The liquid storage device according to any one of Supplementary Note 1 to Supplementary Note 3, further comprising:

• • a circulation conduit that returns the liquid to the pump from the heat retention tank via the distribution unit; and
  • a valve that is disposed on an upstream side of the pump and switches between a circulation state in which the circulation conduit communicates with the pump to circulate the liquid from the circulation conduit to the heat retention tank through the supply conduit and a replenishment state in which the circulation conduit and the pump are not in communication with each other and the liquid for replenishment from the outside is replenished to the heat retention tank by the pump through the supply conduit.

Supplementary Note 5

The liquid storage device according to Supplementary Note 4,

• • the processor is configured to, in the circulation state, execute a process of intermittently operating the pump to intermittently circulate the liquid.

Supplementary Note 6

The liquid storage device according to any one of Supplementary Note 1 to Supplementary Note 5,

• • in which the supply conduit is composed of a resin tube except for a portion where the heating unit is disposed, and the portion where the heating unit is disposed is composed of a metal pipe.

Supplementary Note 7

The liquid storage device according to Supplementary Note 4 or Supplementary Note 5,

• • in which the circulation conduit is composed of a resin tube.

Supplementary Note 8

The liquid storage device according to any one of Supplementary Note 1 to Supplementary Note 7, further comprising:

• • a liquid level sensor that detects a liquid level position of the liquid in the heat retention tank,
  • in which the processor is configured to, in a case where the liquid level position detected by the liquid level sensor is equal to or lower than a predetermined specified position, execute a process of replenishing the liquid for replenishment from the outside to the heat retention tank by the pump through the supply conduit.

Supplementary Note 9

The liquid storage device according to any one of Supplementary Note 1 to Supplementary Note 8, further comprising, as the temperature sensor:

• • a first temperature sensor that is disposed between the pump and the heating unit; and
  • a second temperature sensor that is disposed in the heating unit,
  • in which the processor is configured to:
    • in a case where a temperature difference between a temperature of the liquid acquired from the first temperature sensor and a target temperature set as a temperature of the liquid to be supplied to the heat retention tank is equal to or higher than a set temperature difference set in advance, execute feedforward control of adjusting an amount of energy to be applied to the heating unit based on the temperature of the liquid; and
    • in a case where the temperature difference is less than the set temperature difference, execute feedback control of adjusting the amount of energy to be applied to the heating unit based on a temperature of the liquid acquired from the second temperature sensor.

Supplementary Note 10

The liquid storage device according to any one of Supplementary Note 1 to Supplementary Note 9,

• • in which the liquid storage device is disposed in an examination device that performs an examination using an immunoreaction, the examination including a step of performing BF separation after a detection target substance in a specimen is bound to a binding substance that specifically binds to the detection target substance in a reaction container, and
  • the liquid storage device stores a BF separation solution for performing the BF separation as the liquid.

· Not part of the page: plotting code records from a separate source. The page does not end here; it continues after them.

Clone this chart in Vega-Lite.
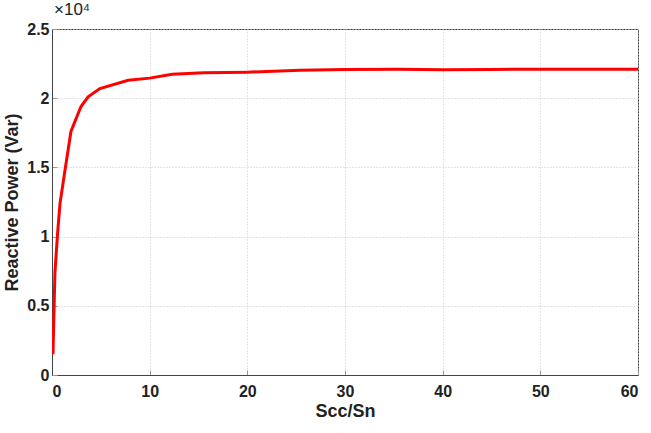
{
  "$schema": "https://vega.github.io/schema/vega-lite/v6.json",
  "autosize": "none",
  "width": 586,
  "height": 346,
  "padding": {"left": 52, "top": 29, "right": 13, "bottom": 58},
  "background": "white",
  "config": {
    "view": {"stroke": "#444", "strokeWidth": 1},
    "font": "Liberation Sans"
  },
  "title": {
    "text": "×10⁴",
    "anchor": "start",
    "frame": "group",
    "fontSize": 17,
    "fontWeight": "normal",
    "color": "#222",
    "offset": 2,
    "dx": 2
  },
  "data": {
    "values": [
      {"ratio": 0.1, "q": 1500},
      {"ratio": 0.3, "q": 7400},
      {"ratio": 0.58, "q": 10300},
      {"ratio": 0.82, "q": 12400},
      {"ratio": 1.33, "q": 14800},
      {"ratio": 1.94, "q": 17600},
      {"ratio": 2.97, "q": 19400},
      {"ratio": 3.7, "q": 20100},
      {"ratio": 4.9, "q": 20700},
      {"ratio": 7.8, "q": 21300},
      {"ratio": 10, "q": 21450},
      {"ratio": 12.3, "q": 21730},
      {"ratio": 15.5, "q": 21830},
      {"ratio": 20, "q": 21880},
      {"ratio": 25.4, "q": 22020},
      {"ratio": 30, "q": 22080},
      {"ratio": 35.6, "q": 22090},
      {"ratio": 40, "q": 22060},
      {"ratio": 45, "q": 22080},
      {"ratio": 50, "q": 22100},
      {"ratio": 55, "q": 22100},
      {"ratio": 60, "q": 22100}
    ]
  },
  "mark": {"type": "line", "color": "#ff0000", "strokeWidth": 3, "clip": true},
  "encoding": {
    "x": {
      "field": "ratio",
      "type": "quantitative",
      "scale": {"domain": [0, 60], "nice": false},
      "axis": {
        "title": "Scc/Sn",
        "values": [0, 10, 20, 30, 40, 50, 60],
        "grid": true,
        "gridColor": "#c8c8c8",
        "gridDash": [1, 2],
        "domainColor": "#444",
        "tickSize": -5,
        "tickColor": "#999",
        "labelFont": "Liberation Sans",
        "labelFontWeight": "bold",
        "labelFontSize": 16,
        "labelColor": "#222",
        "labelPadding": 13,
        "titleFont": "Liberation Sans",
        "titleFontWeight": "bold",
        "titleFontSize": 18,
        "titleColor": "#222",
        "titlePadding": 3
      }
    },
    "y": {
      "field": "q",
      "type": "quantitative",
      "scale": {"domain": [0, 25000], "nice": false},
      "axis": {
        "title": "Reactive Power (Var)",
        "values": [0, 5000, 10000, 15000, 20000, 25000],
        "labelExpr": "datum.value / 10000",
        "grid": true,
        "gridColor": "#c8c8c8",
        "gridDash": [1, 2],
        "domainColor": "#444",
        "tickSize": -5,
        "tickColor": "#999",
        "labelFont": "Liberation Sans",
        "labelFontWeight": "bold",
        "labelFontSize": 16,
        "labelColor": "#222",
        "labelPadding": 8,
        "titleFont": "Liberation Sans",
        "titleFontWeight": "bold",
        "titleFontSize": 18,
        "titleColor": "#222",
        "titlePadding": 5
      }
    }
  }
}
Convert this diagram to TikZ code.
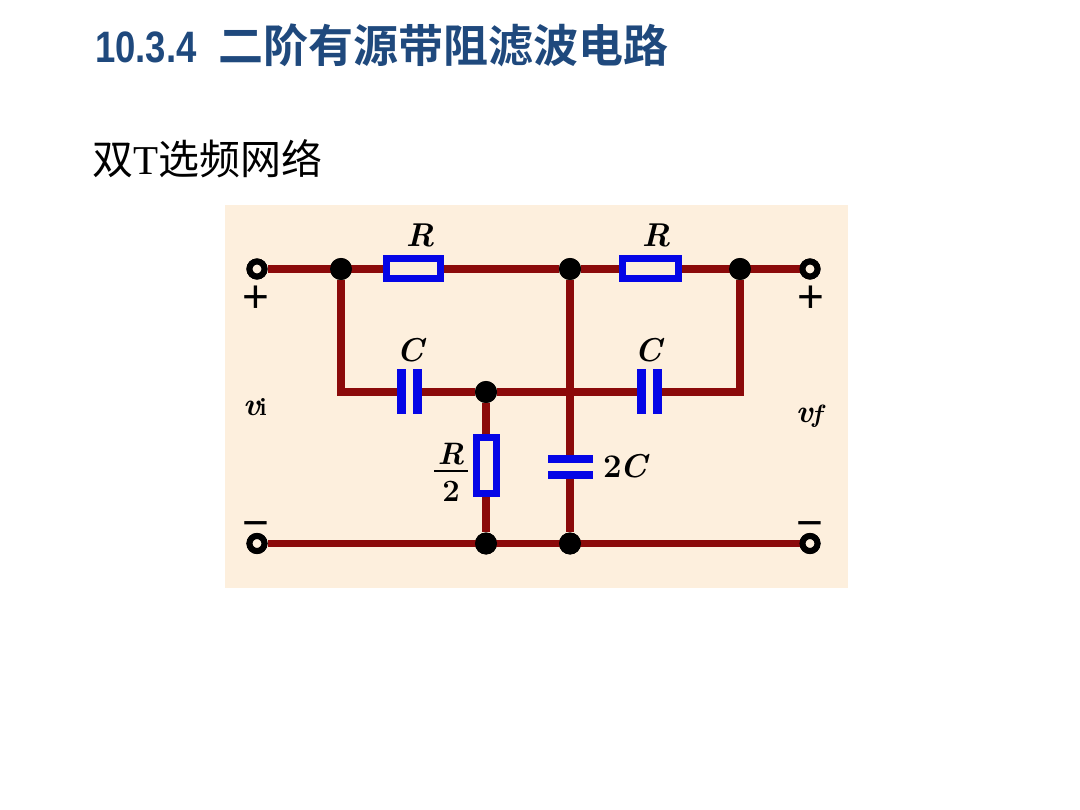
\documentclass[tikz,border=0pt]{standalone}
\usepackage{fontspec}
\newfontfamily\cjkbold[BoldFont={Noto Sans CJK SC Bold}]{Noto Sans CJK SC}
\newfontfamily\cjk{Noto Sans CJK SC}
\newfontfamily\arialf{Liberation Sans}
\newfontfamily\timesf{Liberation Serif}
\definecolor{titleblue}{HTML}{1F497D}
\definecolor{panel}{HTML}{FDEFDD}
\definecolor{wire}{HTML}{8B0A0A}
\definecolor{compblue}{HTML}{0505E6}
\tikzset{
  x=1pt,y=-1pt,
  conn/.style={draw=wire,line width=7.5pt},
  dotnode/.style={circle,fill=black,inner sep=0pt,minimum size=22pt},
  term/.style={circle,draw=black,fill=panel,line width=6pt,inner sep=0pt,minimum size=15pt},
  resh/.style={rectangle,draw=compblue,fill=panel,line width=7pt,inner sep=0pt,minimum width=54pt,minimum height=20pt},
  resv/.style={rectangle,draw=compblue,fill=panel,line width=7pt,inner sep=0pt,minimum width=20pt,minimum height=56pt},
  platev/.style={rectangle,fill=compblue,inner sep=0pt,minimum width=9pt,minimum height=45pt},
  plateh/.style={rectangle,fill=compblue,inner sep=0pt,minimum width=45pt,minimum height=8pt},
  lab/.style={inner sep=0pt,font=\fontsize{33}{33}\selectfont\bfseries\itshape},
  sig/.style={inner sep=0pt,font=\fontsize{32}{32}\selectfont\bfseries\itshape},
  sym/.style={inner sep=0pt,font=\arialf\fontsize{46}{46}\selectfont},
}
\begin{document}
\begin{tikzpicture}
\useasboundingbox (0,0) rectangle (1080,810);
\fill[white] (0,0) rectangle (1080,810);
\fill[panel] (225,205) rectangle (848,588);

\node[anchor=base west,inner sep=0pt,text=titleblue] (numt) at (95,63) {\arialf\bfseries\fontsize{44}{44}\selectfont\scalebox{0.83}[1]{10.3.4}};
\node[anchor=base west,inner sep=0pt,text=titleblue] (titl) at (218,63) {\cjkbold\bfseries\fontsize{45}{45}\selectfont 二阶有源带阻滤波电路};
\node[anchor=base west,inner sep=0pt] (subt) at (92,175) {\fontsize{41}{41}\selectfont{\cjk 双}{\timesf T}{\cjk 选频网络}};

% nodes
\node[term] (t1) at (257,269) {};
\node[term] (t2) at (810,269) {};
\node[term] (t3) at (257,543.5) {};
\node[term] (t4) at (810,543.5) {};
\node[dotnode] (j1) at (341,269) {};
\node[dotnode] (j2) at (570,269) {};
\node[dotnode] (j3) at (740,269) {};
\node[dotnode] (j4) at (486,392) {};
\node[dotnode] (j5) at (486,543.5) {};
\node[dotnode] (j6) at (570,543.5) {};
\coordinate (c1) at (341,392);
\coordinate (c2) at (740,392);

\node[resh] (r1) at (413.5,269) {};
\node[resh,minimum width=56pt] (r2) at (650,269) {};
\node[resv] (r3) at (486,465.5) {};

\node[platev] (c1a) at (401.5,392) {};
\node[platev] (c1b) at (417.5,392) {};
\node[platev] (c2a) at (641.5,392) {};
\node[platev] (c2b) at (657.5,392) {};
\node[plateh] (c3a) at (570,459) {};
\node[plateh] (c3b) at (570,475) {};

% wires
\draw[conn] (t1) -- (r1);
\draw[conn] (r1) -- (j2);
\draw[conn] (j2) -- (r2);
\draw[conn] (r2) -- (t2);
\draw[conn] (t3) -- (t4);
\draw[conn,line join=miter] (j1) -- (c1) -- (c1a);
\draw[conn] (c1b) -- (j4);
\draw[conn] (j4) -- (c2a);
\draw[conn,line join=miter] (c2b) -- (c2) -- (j3);
\draw[conn] (j4) -- (r3);
\draw[conn] (r3) -- (j5);
\draw[conn] (j2) -- (c3a);
\draw[conn] (c3b) -- (j6);

% redraw on top of wires
\node[term] at (t1) {};
\node[term] at (t2) {};
\node[term] at (t3) {};
\node[term] at (t4) {};
\node[dotnode] at (j1) {};
\node[dotnode] at (j2) {};
\node[dotnode] at (j3) {};
\node[dotnode] at (j4) {};
\node[dotnode] at (j5) {};
\node[dotnode] at (j6) {};
\node[resh] at (r1) {};
\node[resh,minimum width=56pt] at (r2) {};
\node[resv] at (r3) {};
\node[platev] at (c1a) {};
\node[platev] at (c1b) {};
\node[platev] at (c2a) {};
\node[platev] at (c2b) {};
\node[plateh] at (c3a) {};
\node[plateh] at (c3b) {};

% labels
\node[lab] (lr1) at (420,235) {R};
\node[lab] (lr2) at (656,235) {R};
\node[lab] (lc1) at (410,350) {C};
\node[lab] (lc2) at (648,350) {C};
\node[lab] (l2c) at (625,466) {{\upshape 2}\kern-2pt C};
\node[lab,font=\fontsize{31}{31}\selectfont\bfseries\itshape] (lr3n) at (451,454) {R};
\node[lab,font=\fontsize{31}{31}\selectfont\bfseries] (lr3d) at (451,491) {2};
\draw[line width=2pt,black] (434,471.5) -- (468,471.5);
\node[sig] (vi) at (255,407) {v\kern-1pt{\upshape\fontsize{25}{25}\selectfont i}};
\node[sig] (vf) at (809,416) {v\kern-1pt{\fontsize{25}{25}\selectfont f}};
\node[sym] (p1) at (256,299) {+};
\node[sym] (p2) at (811,299) {+};
\node[sym] (m1) at (256,530) {−};
\node[sym] (m2) at (810,530) {−};
\end{tikzpicture}
\end{document}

Further, the disclosure of JP2023-028862 filed on Feb. 27, 2023 is incorporated herein by reference in its entirety. All documents, patent applications, and technical standards described in the present specification are incorporated in the present specification by reference to the same extent as in a case where each document, patent application, and technical standard are specifically and individually noted to be incorporated by reference.